Tesco's Fresh & Easy followed Trader Joe's lead in the $1.99 a bottle ($1.99 in California, $2.99 in Nevada and Arizona) wine segment. It sells an Australian proprietary-blended wine, "Big Kahuna" brand, for the same prices in its Fresh & Easy grocery markets in Southern California, Nevada and Arizona.

Trader Joe's stores sell lots of other brands and varieties of wines besides "Two Buck Chuck," which comes in numerous varieties. And the stores sell lots of wine in general.
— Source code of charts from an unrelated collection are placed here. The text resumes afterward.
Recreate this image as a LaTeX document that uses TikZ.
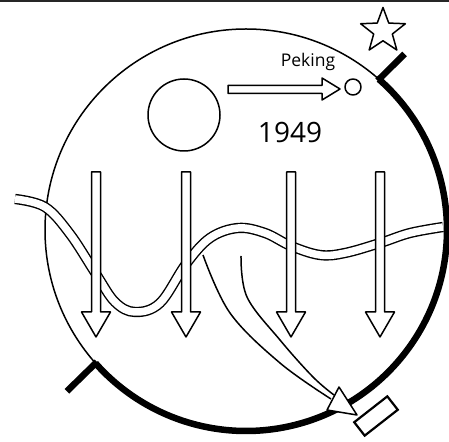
\documentclass[tikz,border=0pt]{standalone}
\usepackage{fontspec}
\newfontfamily\handfont{Open Sans}
\usetikzlibrary{shapes.geometric,calc}
\begin{document}
\begin{tikzpicture}[x=1pt,y=1pt,
  thinline/.style={line width=1.5pt, line join=round},
  thickline/.style={line width=6.5pt},
  wave/.style={draw=black, line width=1.4pt, double=white, double distance=7.5pt},
  downarrow/.style={thinline, fill=white},
  lbl/.style={font=\handfont, inner sep=0pt}]
\useasboundingbox (0,0) rectangle (449,441);
\fill[white] (0,0) rectangle (449,441);
% top border
\fill[black!85] (0,438.5) rectangle (449,441);
\coordinate (C) at (246,211);
% main circle
\draw[thinline] (C) circle[radius=201pt];
% thick arc with ticks
\draw[thickline] ($(C)+(48.6:201pt)$) arc[start angle=48.6, end angle=-138.5, radius=201pt];
\draw[thickline] ($(C)+(48.6:199pt)$) -- ($(C)+(48:237pt)$);
\draw[thickline] ($(C)+(221.5:199pt)$) -- ($(C)+(222:241pt)$);
% wave (double line)
\draw[wave] plot[smooth, tension=0.6] coordinates {(15,242) (45,234) (70,207) (96,167) (115,139) (135,129) (160,138) (186,177) (210,203) (238,213) (265,208) (291,195) (320,186) (345,188) (380,198) (410,208) (443,214)};
% curves to arrowhead
\draw[thinline] plot[smooth, tension=0.6] coordinates {(203,186) (230,128) (280,78) (331,42)};
\draw[thinline] plot[smooth, tension=0.6] coordinates {(241,185) (247,144) (280,101) (313,64) (334,46)};
\draw[thinline, fill=white] (339,54) -- (327,31) -- (357,26) -- cycle;
% rectangle
\node[draw, line width=2.2pt, minimum width=42pt, minimum height=17pt, rotate=38, inner sep=0pt] (box) at (376,25) {};
% vertical arrows
\foreach \x/\n in {96/a1,186/a2,291/a3,380/a4}{
  \draw[downarrow] (\x-4.5,269) -- (\x+4.5,269) -- (\x+4.5,129) -- (\x+14.5,129) -- (\x,104) -- (\x-14.5,129) -- (\x-4.5,129) -- cycle;
}
% star
\node[star, star points=5, star point ratio=2.4, minimum size=47pt, inner sep=0pt, draw, thinline] (star) at (383,410) {};
% big circle (sun)
\draw[thinline] (184,326) circle[radius=36pt];
% horizontal arrow
\draw[thinline, fill=white] (228,347.5) -- (322,347.5) -- (322,341) -- (340,352) -- (322,363) -- (322,355.5) -- (228,355.5) -- cycle;
% small circle (Peking)
\node[draw, circle, thinline, minimum size=16pt, inner sep=0pt] (peking) at (353,354) {};
% texts
\node[lbl, font=\handfont\fontsize{17.5}{20}\selectfont] (pekinglbl) at (308,379) {Peking};
\node[lbl, font=\handfont\fontsize{28}{32}\selectfont] (year) at (290,308) {1949};
\end{tikzpicture}
\end{document}
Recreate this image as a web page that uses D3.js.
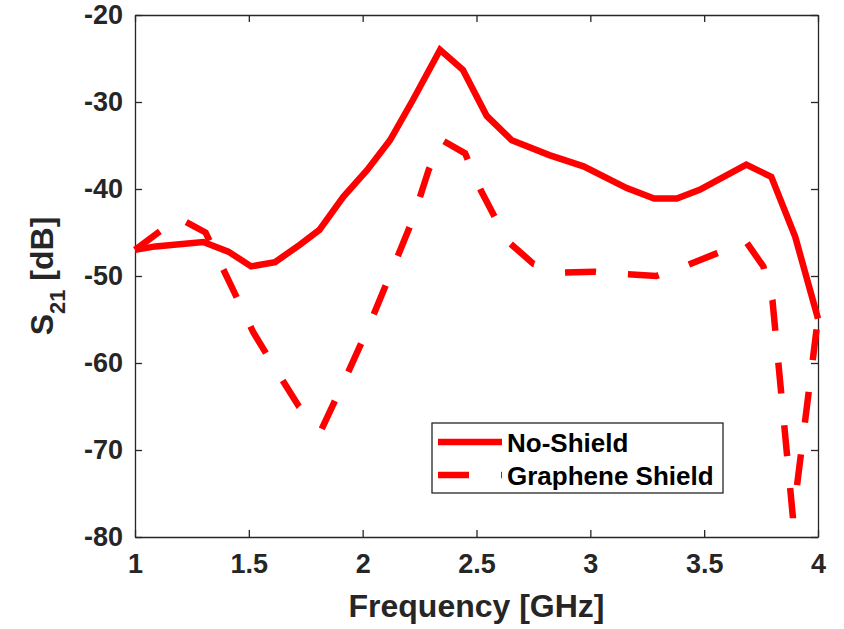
<!DOCTYPE html>
<html lang="en">
<head>
    <meta charset="UTF-8">
    <title>S21 vs Frequency</title>
    <script src="https://d3js.org/d3.v7.min.js"></script>
    <style>
        body {
            margin: 0;
            background: white;
        }

        svg text {
            font-family: "Liberation Sans", Arial, Helvetica, sans-serif;
            font-weight: bold;
        }

        .tick-label {
            font-size: 27px;
            fill: #262626;
        }

        .axis-label {
            font-size: 32px;
            fill: #262626;
        }

        .legend-text {
            font-size: 26px;
            fill: #000;
        }
    </style>
</head>
<body>
    <div id="chart"></div>
    <script>
        // No-Shield (solid)
        const noShieldFreq = [1.00, 1.09, 1.30, 1.41, 1.51, 1.615, 1.725, 1.81, 1.915, 2.02, 2.12, 2.22, 2.34, 2.44, 2.545, 2.655, 2.82, 2.97, 3.16, 3.28, 3.38, 3.48, 3.685, 3.795, 3.90, 4.00];
        const noShieldDb = [-47.0, -46.6, -46.1, -47.2, -48.9, -48.4, -46.4, -44.7, -40.9, -37.8, -34.4, -29.8, -24.0, -26.3, -31.6, -34.4, -36.1, -37.4, -39.9, -41.1, -41.1, -40.1, -37.2, -38.6, -45.5, -54.9];

        // Graphene Shield (dashed)
        const grapheneFreq = [1.00, 1.19, 1.31, 1.42, 1.52, 1.62, 1.72, 1.82, 1.92, 2.02, 2.12, 2.22, 2.29, 2.35, 2.45, 2.52, 2.58, 2.65, 2.75, 2.88, 3.02, 3.16, 3.29, 3.43, 3.555, 3.685, 3.76, 3.80, 3.89, 4.00];
        const grapheneDb = [-47.0, -43.3, -45.0, -51.0, -56.5, -60.8, -65.0, -67.6, -62.0, -56.2, -49.9, -43.5, -37.8, -34.4, -35.9, -40.2, -43.2, -46.3, -48.6, -49.6, -49.5, -49.8, -50.0, -48.7, -47.4, -46.1, -48.9, -52.8, -77.8, -54.8];

        const xTicks = [1, 1.5, 2, 2.5, 3, 3.5, 4];
        const yTicks = [-80, -70, -60, -50, -40, -30, -20];
        const seriesNames = ["No-Shield", "Graphene Shield"];

        const W = 844, H = 629;
        const margin = { top: 15, right: 26, bottom: 92, left: 135 };
        const width = W - margin.left - margin.right;
        const height = H - margin.top - margin.bottom;
        const axisColor = "#262626";
        const lineColor = "#ff0000";
        const lineWidth = 6.5;
        const dash = "31,32";

        const svg = d3.select("#chart")
            .append("svg")
            .attr("width", W)
            .attr("height", H);

        const g = svg.append("g")
            .attr("transform", `translate(${margin.left},${margin.top})`);

        const x = d3.scaleLinear().domain([1, 4]).range([0, width]);
        const y = d3.scaleLinear().domain([-80, -20]).range([height, 0]);

        // axes box with inward ticks on all four sides
        const styleAxis = sel => {
            sel.select(".domain").attr("stroke", axisColor).attr("stroke-width", 1.3);
            sel.selectAll(".tick line").attr("stroke", axisColor).attr("stroke-width", 1.3);
        };

        g.append("g")
            .attr("transform", `translate(0,${height})`)
            .call(d3.axisBottom(x).tickValues(xTicks).tickSizeInner(-7).tickSizeOuter(0).tickPadding(17)
                .tickFormat(d => String(d)))
            .call(styleAxis)
            .call(a => a.selectAll("text").attr("class", "tick-label").attr("fill", axisColor));

        g.append("g")
            .call(d3.axisLeft(y).tickValues(yTicks).tickSizeInner(-7).tickSizeOuter(0).tickPadding(12)
                .tickFormat(d => String(d)))
            .call(styleAxis)
            .call(a => a.selectAll("text").attr("class", "tick-label").attr("fill", axisColor));

        g.append("g")
            .call(d3.axisTop(x).tickValues(xTicks).tickSizeInner(-7).tickSizeOuter(0).tickFormat(""))
            .call(styleAxis);

        g.append("g")
            .attr("transform", `translate(${width},0)`)
            .call(d3.axisRight(y).tickValues(yTicks).tickSizeInner(-7).tickSizeOuter(0).tickFormat(""))
            .call(styleAxis);

        // lines
        const line = d3.line()
            .x(d => x(d[0]))
            .y(d => y(d[1]));

        const noShield = noShieldFreq.map((f, i) => [f, noShieldDb[i]]);
        const graphene = grapheneFreq.map((f, i) => [f, grapheneDb[i]]);

        g.append("path")
            .datum(noShield)
            .attr("d", line)
            .attr("fill", "none")
            .attr("stroke", lineColor)
            .attr("stroke-width", lineWidth);

        g.append("path")
            .datum(graphene)
            .attr("d", line)
            .attr("fill", "none")
            .attr("stroke", lineColor)
            .attr("stroke-width", lineWidth)
            .attr("stroke-dasharray", dash);

        // X axis label
        svg.append("text")
            .attr("class", "axis-label")
            .attr("x", margin.left + width / 2)
            .attr("y", 617)
            .attr("text-anchor", "middle")
            .text("Frequency [GHz]");

        // Y axis label: S with subscript 21
        const yLabel = svg.append("text")
            .attr("class", "axis-label")
            .attr("transform", `translate(53,${margin.top + height / 2}) rotate(-90)`)
            .attr("text-anchor", "middle");
        yLabel.append("tspan").text("S");
        yLabel.append("tspan").attr("dy", 12).style("font-size", "22px").text("21");
        yLabel.append("tspan").attr("dy", -12).text(" [dB]");

        // legend
        const legend = svg.append("g")
            .attr("transform", "translate(432,423)");

        legend.append("rect")
            .attr("width", 291)
            .attr("height", 70)
            .attr("fill", "white")
            .attr("stroke", axisColor)
            .attr("stroke-width", 1.3);

        seriesNames.forEach((name, i) => {
            const ly = 19 + i * 33;
            legend.append("line")
                .attr("x1", 6)
                .attr("x2", 70)
                .attr("y1", ly)
                .attr("y2", ly)
                .attr("stroke", lineColor)
                .attr("stroke-width", lineWidth)
                .attr("stroke-dasharray", i === 1 ? dash : null);
            legend.append("text")
                .attr("class", "legend-text")
                .attr("x", 75)
                .attr("y", ly + 9.5)
                .text(name);
        });
    </script>
</body>
</html>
Trader Joe's sells this high volume of wine in its stores by merely putting it on the shelf (self service), pricing it right and regularly featuring various varieties in off-shelf displays with colorful signage.

Of course, the grocer is able to do this because it has built a strong brand as a retailer that offers quality wines at discount prices over a multi-year period of time. The retailer also puts lots of effort into the wine category.

But it appears with the help of a wine and food specialist, Mike Samii, conducting a professional experiment, a Trader Joe's grocery market in San Diego, California sold even more wine, in a very short period of time, than the chain's already strong reputation for wine sales would otherwise even permit. In fact, we think it might be a world record of bottles of wine sold in a single store in a 45 minute period of time.

You can read the first-person account by chef and wine specialist Mike Samii about how he sold 37 bottles of wine in 45 minutes at a San Diego Trader Joe's store by just walking and talking to shoppers in the store. It's published below.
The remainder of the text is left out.